Dear all,
we are trying to combine two major eukaryotes' genomes into a single bowtie2 index, in order to align reads (from hetero-binucleated cells) onto a single reference. We need to reference because, being the species not so distantly related, we want to eliminate the bias of reads from one nucleus aligning on both genomes, while in fact the best alignment for most of them is only one. One solution is to post-process the two BAMs checking for the highest Q for each read (discarding or reweighting the ones still ambiguously mapped). But the cleanest and less biased solution would be to align all of them at once versus the joined genomes.
Sadly, the size of the two genomes in our case hits the bowtie2-build size limit
Error: Reference sequence has more than 2^32-1 characters! Please divide the
reference into batches or chunks of about 3.6 billion characters or less each
and index each independently.
We can build two separate indeces, but then we would like to align the reads at the same time on both of them using Tophat2. Is it possible to do so? Do you think there can be another solution for our problem. E.g. run two separate tophat2, then join the BAMs in a way that keeps only the best alignment(s)?

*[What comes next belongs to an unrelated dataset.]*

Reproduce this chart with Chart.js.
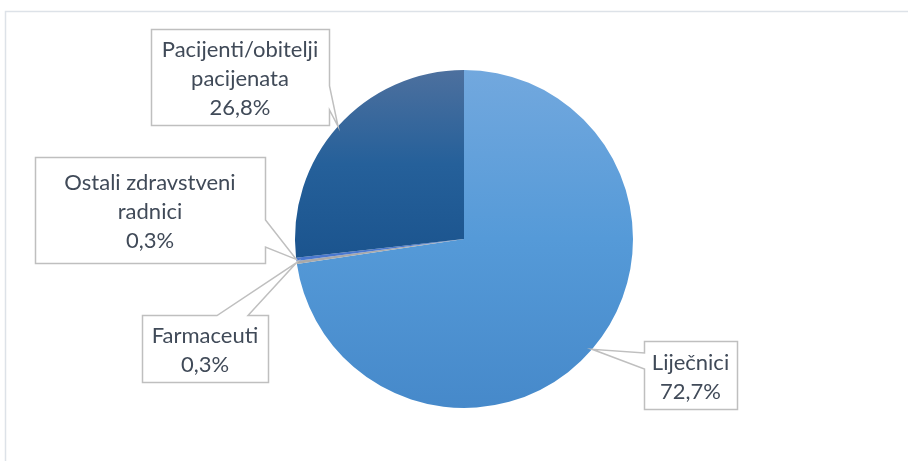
<!DOCTYPE html>
<html>
<head>
<meta charset="utf-8">
<script src="https://cdn.jsdelivr.net/npm/chart.js@4.4.1/dist/chart.umd.min.js"></script>
<style>
html,body{margin:0;padding:0;background:#fff;}
#wrap{position:relative;width:908px;height:461px;}
</style>
</head>
<body>
<div id="wrap"><canvas id="c" width="908" height="461"></canvas></div>
<script>
// ---- data ----
const categories = ['Liječnici', 'Farmaceuti', 'Ostali zdravstveni radnici', 'Pacijenti/obitelji pacijenata'];
const values = [72.7, 0.3, 0.3, 26.8];
const labelLines = [['Liječnici'], ['Farmaceuti'], ['Ostali zdravstveni', 'radnici'], ['Pacijenti/obitelji', 'pacijenata']];

// ---- layout / style (not data) ----
const callouts = [
  {x: 644, y: 341, w: 93,  h: 68,  side: 'left',  a: 353, b: 369},
  {x: 142, y: 315, w: 126, h: 67,  side: 'top',   a: 217, b: 248},
  {x: 35,  y: 157, w: 230, h: 106, side: 'right', a: 220, b: 247},
  {x: 151, y: 29,  w: 178, h: 96,  side: 'right', a: 86,  b: 110}
];
const FONT = '22px Lato';
const LINE_H = 29;
const TEXT_COLOR = '#404a58';

function fmt(v) { return v.toFixed(1).replace('.', ',') + '%'; }

function sliceColor(ctx) {
  const chart = ctx.chart;
  const area = chart.chartArea;
  if (!area) return '#5b9bd5';
  const c = chart.ctx;
  const i = ctx.dataIndex;
  const top = area.top, bottom = area.bottom, mid = (top + bottom) / 2;
  let g;
  if (i === 0) {
    g = c.createLinearGradient(0, top, 0, bottom);
    g.addColorStop(0, '#72a8de');
    g.addColorStop(0.5, '#559ad8');
    g.addColorStop(1, '#4689ca');
    return g;
  } else if (i === 3) {
    g = c.createLinearGradient(0, top, 0, mid + 20);
    g.addColorStop(0, '#4d709e');
    g.addColorStop(0.5, '#25609a');
    g.addColorStop(1, '#1b548e');
    return g;
  } else if (i === 1) {
    return '#a9a9a9';
  }
  return '#4a78cf';
}

const calloutPlugin = {
  id: 'callouts',
  beforeDraw(chart) {
    const c = chart.ctx;
    c.save();
    c.strokeStyle = '#dde2e8';
    c.lineWidth = 1.5;
    c.beginPath();
    c.moveTo(5.5, 461);
    c.lineTo(5.5, 11.5);
    c.lineTo(908, 11.5);
    c.stroke();
    c.restore();
  },
  afterDraw(chart) {
    const c = chart.ctx;
    const meta = chart.getDatasetMeta(0);
    c.save();
    meta.data.forEach((arc, i) => {
      const p = arc.getProps(['x', 'y', 'startAngle', 'endAngle', 'outerRadius'], true);
      const ang = (p.startAngle + p.endAngle) / 2;
      const tx = p.x + Math.cos(ang) * p.outerRadius;
      const ty = p.y + Math.sin(ang) * p.outerRadius;
      const b = callouts[i];
      const L = b.x + 0.5, T = b.y + 0.5, R = b.x + b.w + 0.5, B = b.y + b.h + 0.5;
      c.beginPath();
      c.moveTo(L, T);
      if (b.side === 'top') { c.lineTo(b.a, T); c.lineTo(tx, ty); c.lineTo(b.b, T); }
      c.lineTo(R, T);
      if (b.side === 'right') { c.lineTo(R, b.a); c.lineTo(tx, ty); c.lineTo(R, b.b); }
      c.lineTo(R, B);
      c.lineTo(L, B);
      if (b.side === 'left') { c.lineTo(L, b.b); c.lineTo(tx, ty); c.lineTo(L, b.a); }
      c.closePath();
      c.fillStyle = '#ffffff';
      c.fill();
      c.strokeStyle = '#bfbfbf';
      c.lineWidth = 1.5;
      c.lineJoin = 'miter';
      c.stroke();

      const lines = labelLines[i].concat([fmt(values[i])]);
      c.fillStyle = TEXT_COLOR;
      c.font = FONT;
      c.textAlign = 'center';
      c.textBaseline = 'middle';
      const cx = b.x + b.w / 2;
      const cy = b.y + b.h / 2 + 2;
      const start = cy - (lines.length - 1) * LINE_H / 2;
      lines.forEach((t, k) => c.fillText(t, cx, start + k * LINE_H));
    });
    c.restore();
  }
};

new Chart(document.getElementById('c'), {
  type: 'pie',
  data: {
    labels: categories,
    datasets: [{
      data: values,
      backgroundColor: sliceColor,
      borderWidth: 0
    }]
  },
  options: {
    responsive: false,
    animation: false,
    layout: { padding: { left: 295, right: 275, top: 70, bottom: 53 } },
    plugins: { legend: { display: false }, tooltip: { enabled: false } }
  },
  plugins: [calloutPlugin]
});
</script>
</body>
</html>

Thanks a lot for your solutions/opinions :-)
Can you elaborate little on what you are looking for and why you need the second reference genome.
Done. Essentially, we want to assign the correct read to the correct genome of origin in the most possible unbiased way (same run alignment).
As DHaeseleer has answered below if you can index everything together that would be great. Otherwise, comparing the read alignment to different genomes is also a feasible option. As DHaeseleer said that MAPQ is not a good option to compare the alignment, I would compare number of mismatches when the same read was aligned to different genomes.
It is how it will be done:
BWA will give you BAM files sorted by query name. This order will be same as fastq file in default settings and will be same for all the BAMs file (no matter which genome used) . You can write a code that can read either one (single end library) or two rows (paired end) from both the SAM file and compare number of mismatches and then assign them to one genome depending on the mismatches.